_Task to carry out_
In the lines below, output everything from the first line through the line containing "var monthCount = 421;" exactly as it is. Pictures are not part of the output.

_Data lines_
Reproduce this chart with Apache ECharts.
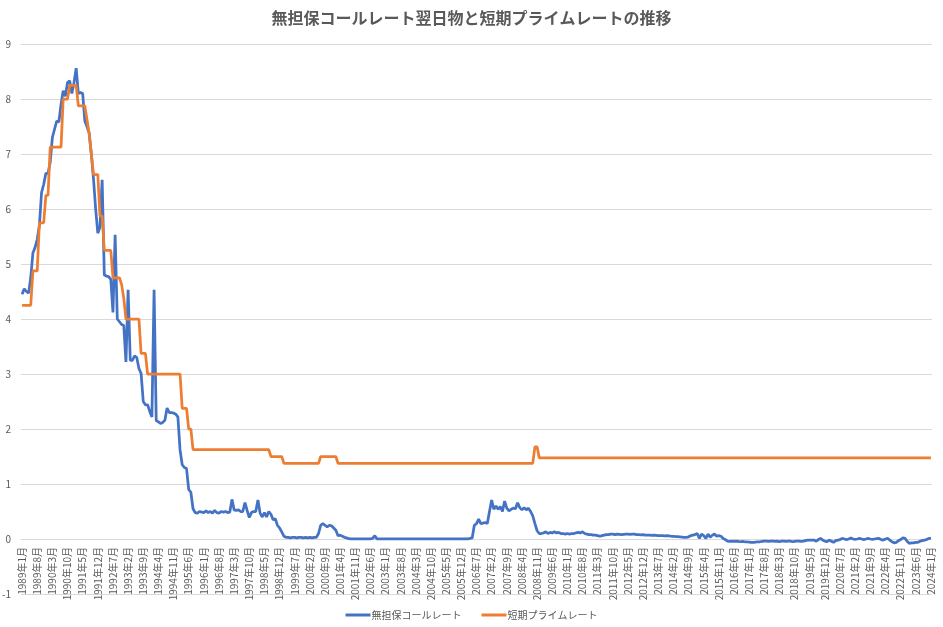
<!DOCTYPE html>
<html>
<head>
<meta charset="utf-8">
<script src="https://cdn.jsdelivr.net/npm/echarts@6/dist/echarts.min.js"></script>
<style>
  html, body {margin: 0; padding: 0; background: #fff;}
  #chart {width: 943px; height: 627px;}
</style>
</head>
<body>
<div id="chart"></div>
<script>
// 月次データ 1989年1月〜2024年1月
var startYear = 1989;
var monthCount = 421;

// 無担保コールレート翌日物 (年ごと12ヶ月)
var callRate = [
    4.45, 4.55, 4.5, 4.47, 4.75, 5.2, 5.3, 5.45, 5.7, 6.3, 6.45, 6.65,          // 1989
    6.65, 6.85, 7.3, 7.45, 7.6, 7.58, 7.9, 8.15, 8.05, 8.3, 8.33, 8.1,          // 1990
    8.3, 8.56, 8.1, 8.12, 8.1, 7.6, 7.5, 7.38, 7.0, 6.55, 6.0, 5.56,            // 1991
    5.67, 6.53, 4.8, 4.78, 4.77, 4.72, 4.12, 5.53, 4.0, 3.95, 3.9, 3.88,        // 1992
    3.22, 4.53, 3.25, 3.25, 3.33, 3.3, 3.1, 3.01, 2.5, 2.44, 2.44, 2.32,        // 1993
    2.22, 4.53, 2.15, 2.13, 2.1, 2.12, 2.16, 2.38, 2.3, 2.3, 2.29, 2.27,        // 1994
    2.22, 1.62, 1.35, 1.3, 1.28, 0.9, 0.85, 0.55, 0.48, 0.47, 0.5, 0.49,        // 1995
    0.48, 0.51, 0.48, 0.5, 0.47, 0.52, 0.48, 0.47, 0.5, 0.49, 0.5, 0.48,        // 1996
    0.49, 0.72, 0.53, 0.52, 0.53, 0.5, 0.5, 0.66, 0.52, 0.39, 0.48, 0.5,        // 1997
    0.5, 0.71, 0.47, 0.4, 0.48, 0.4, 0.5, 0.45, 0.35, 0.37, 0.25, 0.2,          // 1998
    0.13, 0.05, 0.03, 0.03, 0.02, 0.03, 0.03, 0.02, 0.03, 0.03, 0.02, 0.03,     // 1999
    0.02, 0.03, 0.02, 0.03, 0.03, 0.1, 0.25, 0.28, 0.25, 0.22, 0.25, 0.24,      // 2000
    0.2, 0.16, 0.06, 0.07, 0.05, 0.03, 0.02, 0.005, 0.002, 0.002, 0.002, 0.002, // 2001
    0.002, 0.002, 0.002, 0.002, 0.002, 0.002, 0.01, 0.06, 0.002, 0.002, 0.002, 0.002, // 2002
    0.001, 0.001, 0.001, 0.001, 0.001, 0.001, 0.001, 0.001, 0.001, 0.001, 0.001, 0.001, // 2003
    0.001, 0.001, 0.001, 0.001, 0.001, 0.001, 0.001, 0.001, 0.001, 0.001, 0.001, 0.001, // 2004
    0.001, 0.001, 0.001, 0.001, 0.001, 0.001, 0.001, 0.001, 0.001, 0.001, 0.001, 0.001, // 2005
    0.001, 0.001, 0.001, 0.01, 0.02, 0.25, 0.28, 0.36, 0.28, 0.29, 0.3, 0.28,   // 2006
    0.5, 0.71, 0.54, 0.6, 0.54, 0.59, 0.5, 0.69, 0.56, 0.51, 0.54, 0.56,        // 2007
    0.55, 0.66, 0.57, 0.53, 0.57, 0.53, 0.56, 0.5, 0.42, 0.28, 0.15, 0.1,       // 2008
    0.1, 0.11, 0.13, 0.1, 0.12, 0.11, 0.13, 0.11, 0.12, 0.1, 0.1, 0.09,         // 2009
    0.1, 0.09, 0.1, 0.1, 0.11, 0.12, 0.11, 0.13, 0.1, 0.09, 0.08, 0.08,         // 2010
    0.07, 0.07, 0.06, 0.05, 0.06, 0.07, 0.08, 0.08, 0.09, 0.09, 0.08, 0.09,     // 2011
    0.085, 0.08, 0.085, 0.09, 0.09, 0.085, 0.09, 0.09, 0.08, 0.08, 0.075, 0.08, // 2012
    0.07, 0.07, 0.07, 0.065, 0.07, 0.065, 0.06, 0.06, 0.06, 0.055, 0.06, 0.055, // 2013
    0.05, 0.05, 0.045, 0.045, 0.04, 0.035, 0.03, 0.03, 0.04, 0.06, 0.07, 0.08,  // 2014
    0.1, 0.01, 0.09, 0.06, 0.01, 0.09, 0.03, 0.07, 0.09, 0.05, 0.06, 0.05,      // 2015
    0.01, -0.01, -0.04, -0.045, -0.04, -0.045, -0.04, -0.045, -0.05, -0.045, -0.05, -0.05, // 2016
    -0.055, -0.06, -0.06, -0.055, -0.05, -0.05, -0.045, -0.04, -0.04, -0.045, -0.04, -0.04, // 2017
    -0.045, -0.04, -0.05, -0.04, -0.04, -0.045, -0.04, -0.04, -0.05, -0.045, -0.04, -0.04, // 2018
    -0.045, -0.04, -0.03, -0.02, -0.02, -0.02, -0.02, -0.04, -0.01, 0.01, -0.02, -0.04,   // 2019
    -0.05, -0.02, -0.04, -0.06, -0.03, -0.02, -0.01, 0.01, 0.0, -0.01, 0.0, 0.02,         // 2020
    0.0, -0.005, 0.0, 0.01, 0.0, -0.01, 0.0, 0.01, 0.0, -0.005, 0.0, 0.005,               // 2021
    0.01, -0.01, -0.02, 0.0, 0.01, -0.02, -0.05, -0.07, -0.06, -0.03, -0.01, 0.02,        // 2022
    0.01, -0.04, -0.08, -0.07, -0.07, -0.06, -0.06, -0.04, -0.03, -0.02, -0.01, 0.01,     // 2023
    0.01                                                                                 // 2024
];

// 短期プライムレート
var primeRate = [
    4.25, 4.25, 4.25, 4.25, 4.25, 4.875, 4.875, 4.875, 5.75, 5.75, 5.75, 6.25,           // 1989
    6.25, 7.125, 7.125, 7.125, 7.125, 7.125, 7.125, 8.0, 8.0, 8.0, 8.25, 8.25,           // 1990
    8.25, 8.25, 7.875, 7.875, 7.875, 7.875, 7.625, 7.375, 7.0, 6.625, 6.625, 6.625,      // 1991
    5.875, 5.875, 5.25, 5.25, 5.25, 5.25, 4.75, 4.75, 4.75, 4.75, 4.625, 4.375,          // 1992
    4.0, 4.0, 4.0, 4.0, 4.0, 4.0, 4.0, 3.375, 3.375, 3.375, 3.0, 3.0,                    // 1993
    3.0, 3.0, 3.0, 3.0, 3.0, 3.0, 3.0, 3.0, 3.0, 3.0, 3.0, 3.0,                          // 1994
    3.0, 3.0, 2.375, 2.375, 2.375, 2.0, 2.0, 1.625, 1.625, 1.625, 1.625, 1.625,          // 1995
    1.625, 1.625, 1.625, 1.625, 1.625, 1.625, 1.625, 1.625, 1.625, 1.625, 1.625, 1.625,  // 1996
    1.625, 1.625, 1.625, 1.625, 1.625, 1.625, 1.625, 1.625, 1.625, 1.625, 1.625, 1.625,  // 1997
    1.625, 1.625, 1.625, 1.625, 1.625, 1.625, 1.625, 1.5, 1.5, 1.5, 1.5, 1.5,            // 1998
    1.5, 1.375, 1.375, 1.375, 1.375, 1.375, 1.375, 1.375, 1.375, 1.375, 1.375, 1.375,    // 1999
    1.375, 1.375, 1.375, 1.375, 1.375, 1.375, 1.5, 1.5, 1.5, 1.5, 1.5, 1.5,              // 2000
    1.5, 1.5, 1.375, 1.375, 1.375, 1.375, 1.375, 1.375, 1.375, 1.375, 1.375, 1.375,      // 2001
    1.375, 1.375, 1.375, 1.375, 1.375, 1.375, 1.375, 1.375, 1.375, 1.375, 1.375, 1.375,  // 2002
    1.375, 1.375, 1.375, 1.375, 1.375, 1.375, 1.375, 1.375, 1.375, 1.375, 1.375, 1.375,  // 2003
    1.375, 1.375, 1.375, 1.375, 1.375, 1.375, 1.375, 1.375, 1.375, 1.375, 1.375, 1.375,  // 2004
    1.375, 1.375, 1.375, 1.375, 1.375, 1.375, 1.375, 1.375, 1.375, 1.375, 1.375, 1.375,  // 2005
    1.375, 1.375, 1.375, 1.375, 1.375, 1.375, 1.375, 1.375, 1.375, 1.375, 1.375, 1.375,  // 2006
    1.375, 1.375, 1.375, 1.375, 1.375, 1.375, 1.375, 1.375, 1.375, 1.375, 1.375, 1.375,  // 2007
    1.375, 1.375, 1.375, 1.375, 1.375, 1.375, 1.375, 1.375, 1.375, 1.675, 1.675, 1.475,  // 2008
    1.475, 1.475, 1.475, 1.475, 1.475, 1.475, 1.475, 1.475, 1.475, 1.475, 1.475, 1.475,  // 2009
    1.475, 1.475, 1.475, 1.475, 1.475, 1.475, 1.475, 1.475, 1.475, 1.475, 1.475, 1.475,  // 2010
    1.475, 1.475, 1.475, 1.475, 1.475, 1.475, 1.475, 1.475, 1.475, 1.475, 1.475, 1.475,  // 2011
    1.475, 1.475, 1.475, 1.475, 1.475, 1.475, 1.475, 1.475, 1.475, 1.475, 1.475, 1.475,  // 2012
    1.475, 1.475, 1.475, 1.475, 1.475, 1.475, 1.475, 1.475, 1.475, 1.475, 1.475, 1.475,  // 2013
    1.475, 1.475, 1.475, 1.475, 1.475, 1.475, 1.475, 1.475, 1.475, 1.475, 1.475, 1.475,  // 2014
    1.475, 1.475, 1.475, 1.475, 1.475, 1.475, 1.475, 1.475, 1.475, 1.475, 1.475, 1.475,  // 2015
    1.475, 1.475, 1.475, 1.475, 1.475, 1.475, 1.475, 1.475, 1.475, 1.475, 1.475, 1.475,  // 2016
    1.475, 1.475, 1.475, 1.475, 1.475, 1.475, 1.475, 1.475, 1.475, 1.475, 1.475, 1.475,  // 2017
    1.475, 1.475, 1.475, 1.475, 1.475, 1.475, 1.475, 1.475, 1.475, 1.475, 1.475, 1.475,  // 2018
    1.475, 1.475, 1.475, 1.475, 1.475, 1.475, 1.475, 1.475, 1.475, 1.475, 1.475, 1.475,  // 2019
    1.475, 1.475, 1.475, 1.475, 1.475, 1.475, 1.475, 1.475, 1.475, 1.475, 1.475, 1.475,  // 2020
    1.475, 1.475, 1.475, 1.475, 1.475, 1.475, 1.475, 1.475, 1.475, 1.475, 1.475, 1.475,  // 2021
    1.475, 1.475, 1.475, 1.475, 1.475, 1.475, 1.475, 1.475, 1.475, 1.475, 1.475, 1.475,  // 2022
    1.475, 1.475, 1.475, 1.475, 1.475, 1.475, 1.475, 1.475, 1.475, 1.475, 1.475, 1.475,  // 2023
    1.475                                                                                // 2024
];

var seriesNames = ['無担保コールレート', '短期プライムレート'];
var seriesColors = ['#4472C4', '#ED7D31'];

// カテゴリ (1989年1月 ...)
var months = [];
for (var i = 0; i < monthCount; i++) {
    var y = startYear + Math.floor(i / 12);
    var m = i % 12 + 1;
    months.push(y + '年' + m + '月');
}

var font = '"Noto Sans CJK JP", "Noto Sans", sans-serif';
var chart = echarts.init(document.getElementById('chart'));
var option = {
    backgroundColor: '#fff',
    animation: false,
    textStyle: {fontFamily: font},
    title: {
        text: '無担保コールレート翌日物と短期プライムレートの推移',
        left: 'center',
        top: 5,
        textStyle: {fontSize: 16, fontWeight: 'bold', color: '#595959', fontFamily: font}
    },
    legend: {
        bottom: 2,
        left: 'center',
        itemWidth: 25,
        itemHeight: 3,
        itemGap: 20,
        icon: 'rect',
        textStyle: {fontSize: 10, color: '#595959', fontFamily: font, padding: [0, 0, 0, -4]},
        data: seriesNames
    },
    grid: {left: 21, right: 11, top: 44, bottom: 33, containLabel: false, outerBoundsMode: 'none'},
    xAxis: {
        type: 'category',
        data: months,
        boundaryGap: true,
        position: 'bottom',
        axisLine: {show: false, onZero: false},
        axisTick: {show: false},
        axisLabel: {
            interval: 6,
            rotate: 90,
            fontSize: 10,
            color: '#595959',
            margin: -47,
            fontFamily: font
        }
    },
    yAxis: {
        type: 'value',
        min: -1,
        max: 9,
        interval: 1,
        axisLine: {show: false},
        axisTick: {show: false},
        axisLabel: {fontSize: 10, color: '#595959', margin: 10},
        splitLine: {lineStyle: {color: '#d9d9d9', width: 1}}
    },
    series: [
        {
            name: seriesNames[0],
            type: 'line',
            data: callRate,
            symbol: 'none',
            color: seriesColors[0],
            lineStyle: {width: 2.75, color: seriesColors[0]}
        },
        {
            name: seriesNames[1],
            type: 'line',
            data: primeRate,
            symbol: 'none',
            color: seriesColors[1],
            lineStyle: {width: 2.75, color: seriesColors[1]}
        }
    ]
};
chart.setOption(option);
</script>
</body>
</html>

_Output of the task_
Reproduce this chart with Apache ECharts.
<!DOCTYPE html>
<html>
<head>
<meta charset="utf-8">
<script src="https://cdn.jsdelivr.net/npm/echarts@6/dist/echarts.min.js"></script>
<style>
  html, body {margin: 0; padding: 0; background: #fff;}
  #chart {width: 943px; height: 627px;}
</style>
</head>
<body>
<div id="chart"></div>
<script>
// 月次データ 1989年1月〜2024年1月
var startYear = 1989;
var monthCount = 421;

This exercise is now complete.